→ Exercise details
Transcribe the data that follows precisely, omitting nothing.

→ Information shown

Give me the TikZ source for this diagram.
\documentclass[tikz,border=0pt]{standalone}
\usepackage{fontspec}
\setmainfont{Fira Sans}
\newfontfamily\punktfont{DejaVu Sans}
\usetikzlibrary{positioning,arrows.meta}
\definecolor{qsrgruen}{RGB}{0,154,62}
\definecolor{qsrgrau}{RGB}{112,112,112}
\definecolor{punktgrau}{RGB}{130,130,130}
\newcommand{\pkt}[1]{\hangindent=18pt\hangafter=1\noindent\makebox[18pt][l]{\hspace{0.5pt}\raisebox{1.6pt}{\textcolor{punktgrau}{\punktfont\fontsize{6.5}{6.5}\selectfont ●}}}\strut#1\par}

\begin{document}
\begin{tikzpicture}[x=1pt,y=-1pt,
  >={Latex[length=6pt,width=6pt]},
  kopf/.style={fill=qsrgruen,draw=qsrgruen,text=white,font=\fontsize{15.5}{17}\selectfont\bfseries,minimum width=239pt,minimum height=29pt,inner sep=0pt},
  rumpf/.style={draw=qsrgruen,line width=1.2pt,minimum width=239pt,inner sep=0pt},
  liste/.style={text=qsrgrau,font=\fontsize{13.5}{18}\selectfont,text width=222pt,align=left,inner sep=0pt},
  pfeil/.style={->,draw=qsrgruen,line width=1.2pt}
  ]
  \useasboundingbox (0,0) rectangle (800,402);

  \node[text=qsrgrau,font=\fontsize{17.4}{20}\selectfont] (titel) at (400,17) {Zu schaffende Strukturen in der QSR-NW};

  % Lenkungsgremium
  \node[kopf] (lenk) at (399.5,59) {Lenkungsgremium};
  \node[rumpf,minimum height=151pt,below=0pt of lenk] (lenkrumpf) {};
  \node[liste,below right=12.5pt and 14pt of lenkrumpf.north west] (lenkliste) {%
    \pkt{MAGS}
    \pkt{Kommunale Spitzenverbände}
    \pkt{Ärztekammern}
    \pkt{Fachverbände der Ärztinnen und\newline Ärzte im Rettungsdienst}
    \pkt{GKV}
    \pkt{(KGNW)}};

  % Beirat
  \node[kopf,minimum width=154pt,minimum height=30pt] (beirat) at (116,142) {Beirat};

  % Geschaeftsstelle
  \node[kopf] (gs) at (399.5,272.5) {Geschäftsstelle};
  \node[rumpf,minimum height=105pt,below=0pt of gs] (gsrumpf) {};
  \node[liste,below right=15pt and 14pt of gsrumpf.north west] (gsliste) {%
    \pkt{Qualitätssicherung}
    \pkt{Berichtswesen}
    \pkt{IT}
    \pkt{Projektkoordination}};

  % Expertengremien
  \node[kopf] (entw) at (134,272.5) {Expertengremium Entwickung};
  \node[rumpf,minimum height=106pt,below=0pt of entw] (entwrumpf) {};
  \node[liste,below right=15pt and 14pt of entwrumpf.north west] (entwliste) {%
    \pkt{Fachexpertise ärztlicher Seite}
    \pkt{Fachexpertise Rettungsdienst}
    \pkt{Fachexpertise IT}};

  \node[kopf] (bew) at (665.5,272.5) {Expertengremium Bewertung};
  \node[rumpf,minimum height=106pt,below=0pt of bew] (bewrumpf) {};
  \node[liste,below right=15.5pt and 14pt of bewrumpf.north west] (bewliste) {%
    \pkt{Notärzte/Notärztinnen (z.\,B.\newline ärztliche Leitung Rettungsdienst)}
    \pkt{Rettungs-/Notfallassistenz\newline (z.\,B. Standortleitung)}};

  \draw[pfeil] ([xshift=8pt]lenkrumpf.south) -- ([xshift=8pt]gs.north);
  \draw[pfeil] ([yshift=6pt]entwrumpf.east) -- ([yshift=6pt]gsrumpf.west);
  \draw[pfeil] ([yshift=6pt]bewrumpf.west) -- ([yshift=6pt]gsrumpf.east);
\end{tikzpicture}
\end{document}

→ The output
Give me the TikZ source for this diagram.
\documentclass[tikz,border=0pt]{standalone}
\usepackage{fontspec}
\setmainfont{Fira Sans}
\newfontfamily\punktfont{DejaVu Sans}
\usetikzlibrary{positioning,arrows.meta}
\definecolor{qsrgruen}{RGB}{0,154,62}
\definecolor{qsrgrau}{RGB}{112,112,112}
\definecolor{punktgrau}{RGB}{130,130,130}
\newcommand{\pkt}[1]{\hangindent=18pt\hangafter=1\noindent\makebox[18pt][l]{\hspace{0.5pt}\raisebox{1.6pt}{\textcolor{punktgrau}{\punktfont\fontsize{6.5}{6.5}\selectfont ●}}}\strut#1\par}

\begin{document}
\begin{tikzpicture}[x=1pt,y=-1pt,
  >={Latex[length=6pt,width=6pt]},
  kopf/.style={fill=qsrgruen,draw=qsrgruen,text=white,font=\fontsize{15.5}{17}\selectfont\bfseries,minimum width=239pt,minimum height=29pt,inner sep=0pt},
  rumpf/.style={draw=qsrgruen,line width=1.2pt,minimum width=239pt,inner sep=0pt},
  liste/.style={text=qsrgrau,font=\fontsize{13.5}{18}\selectfont,text width=222pt,align=left,inner sep=0pt},
  pfeil/.style={->,draw=qsrgruen,line width=1.2pt}
  ]
  \useasboundingbox (0,0) rectangle (800,402);

  \node[text=qsrgrau,font=\fontsize{17.4}{20}\selectfont] (titel) at (400,17) {Zu schaffende Strukturen in der QSR-NW};

  % Lenkungsgremium
  \node[kopf] (lenk) at (399.5,59) {Lenkungsgremium};
  \node[rumpf,minimum height=151pt,below=0pt of lenk] (lenkrumpf) {};
  \node[liste,below right=12.5pt and 14pt of lenkrumpf.north west] (lenkliste) {%
    \pkt{MAGS}
    \pkt{Kommunale Spitzenverbände}
    \pkt{Ärztekammern}
    \pkt{Fachverbände der Ärztinnen und\newline Ärzte im Rettungsdienst}
    \pkt{GKV}
    \pkt{(KGNW)}};

  % Beirat
  \node[kopf,minimum width=154pt,minimum height=30pt] (beirat) at (116,142) {Beirat};

  % Geschaeftsstelle
  \node[kopf] (gs) at (399.5,272.5) {Geschäftsstelle};
  \node[rumpf,minimum height=105pt,below=0pt of gs] (gsrumpf) {};
  \node[liste,below right=15pt and 14pt of gsrumpf.north west] (gsliste) {%
    \pkt{Qualitätssicherung}
    \pkt{Berichtswesen}
    \pkt{IT}
    \pkt{Projektkoordination}};

  % Expertengremien
  \node[kopf] (entw) at (134,272.5) {Expertengremium Entwickung};
  \node[rumpf,minimum height=106pt,below=0pt of entw] (entwrumpf) {};
  \node[liste,below right=15pt and 14pt of entwrumpf.north west] (entwliste) {%
    \pkt{Fachexpertise ärztlicher Seite}
    \pkt{Fachexpertise Rettungsdienst}
    \pkt{Fachexpertise IT}};

  \node[kopf] (bew) at (665.5,272.5) {Expertengremium Bewertung};
  \node[rumpf,minimum height=106pt,below=0pt of bew] (bewrumpf) {};
  \node[liste,below right=15.5pt and 14pt of bewrumpf.north west] (bewliste) {%
    \pkt{Notärzte/Notärztinnen (z.\,B.\newline ärztliche Leitung Rettungsdienst)}
    \pkt{Rettungs-/Notfallassistenz\newline (z.\,B. Standortleitung)}};

  \draw[pfeil] ([xshift=8pt]lenkrumpf.south) -- ([xshift=8pt]gs.north);
  \draw[pfeil] ([yshift=6pt]entwrumpf.east) -- ([yshift=6pt]gsrumpf.west);
  \draw[pfeil] ([yshift=6pt]bewrumpf.west) -- ([yshift=6pt]gsrumpf.east);
\end{tikzpicture}
\end{document}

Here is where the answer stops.